Listening to Martin Luther’s famous hymn “Ein Feste Burg (A Mighty Fortress),” I remember the courageous, larger-than-life priest and theologian who nailed his 95 Theses to the church door in Wittenberg, Germany, on All Hallows’ Eve, Oct. 31, 1517.
This Sunday, churches in the Lutheran and Presbyterian communion will observe Reformation Sunday marking that dramatic declaration that eventually led to the birth of the Protestant Church based on justification by faith through grace and proclaiming the authority of the scripture as more important than the authority of pope and church.
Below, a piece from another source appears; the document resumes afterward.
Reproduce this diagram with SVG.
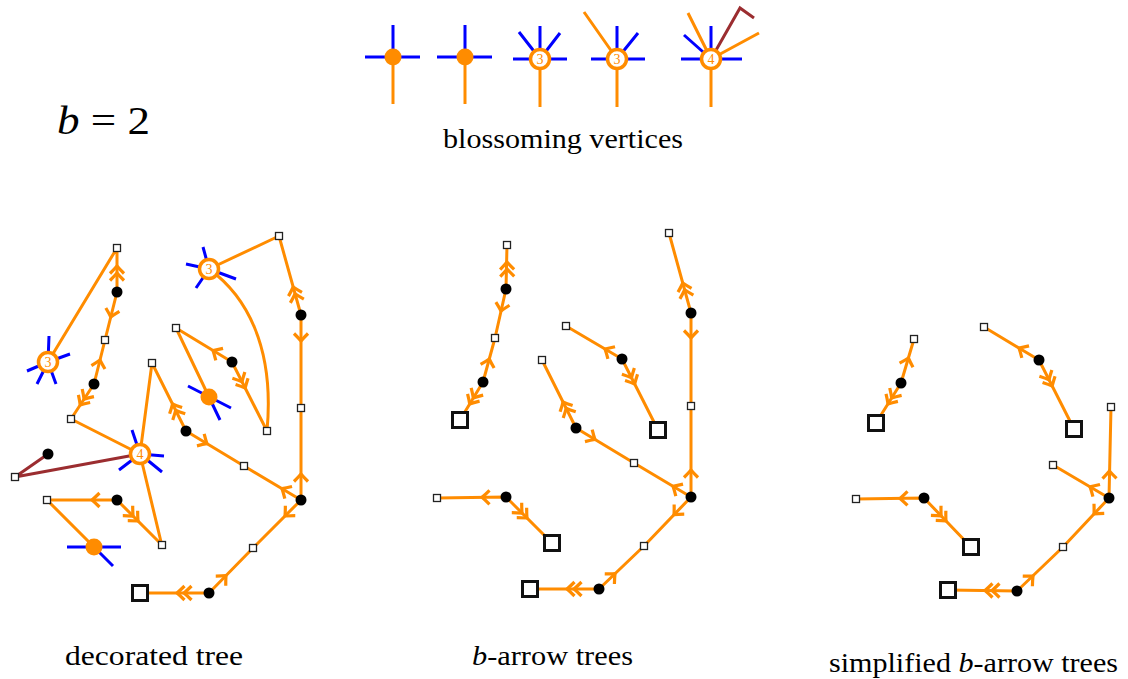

Whether one is Protestant or Catholic or even Christian, one must recognize the impact this singularly gifted German priest made in our world. Luther once described his mission, “I was born to war with fanatics and evils. Thus my books are very stormy and bellicose. I must root out the stumps and trunks, hew away the thorns and briar, fill in the puddles. I am the rough woodsman, who must pioneer and hew a path.”
Protestants and Catholics have long since abandoned the language of war, though never the pope and the church. In most communities across the United States, Catholics and Protestants live together, work together, marry one another, serve together in food pantries and ministries of service and even worship together on occasion. The long, shameful history of American anti-Catholic bias, though not completely eradicated, has dramatically receded in our nation.
Without intending to resurrect the bitter animosities of Luther’s day, it is worth remembering that this man of deep and abiding conviction stood against the authority of church and state to proclaim and defend his understanding of what it meant to follow Christ. Summoned to appear in Worms, Germany, in 1521 before Holy Roman Emperor Charles V surrounded with his elite soldiers and representatives of the pope and the church, Luther was shown a stack of his writings and asked to “give a simple, clear and proper answer. ... Will you recant or not?”
Luther replied, “Unless I can be instructed and convinced with evidence from the Holy Scriptures or with open, clear and distinct ground of reasoning ... then I cannot and will not recant, because it is neither safe nor wise to act against conscience.” Luther may have concluded, though historians doubt that these words were actually spoken at the hearing, with these famous words, “Here I stand. I can do no other. God help me! Amen.”
For this rebellious impertinence Luther was declared a heretic and the Protestant and Catholic division in the Western Church is probably irreparable. Today, Protestants remember that Luther loved the church; he loved and embraced the traditional faith of the church; he affirmed the ancient creeds of the church. But they continue to claim the worthiness of a struggle to build his faith on a carefully reasoned and prayerful examination of the scriptures rather than meekly and obediently acceding to the teaching and authority of the church.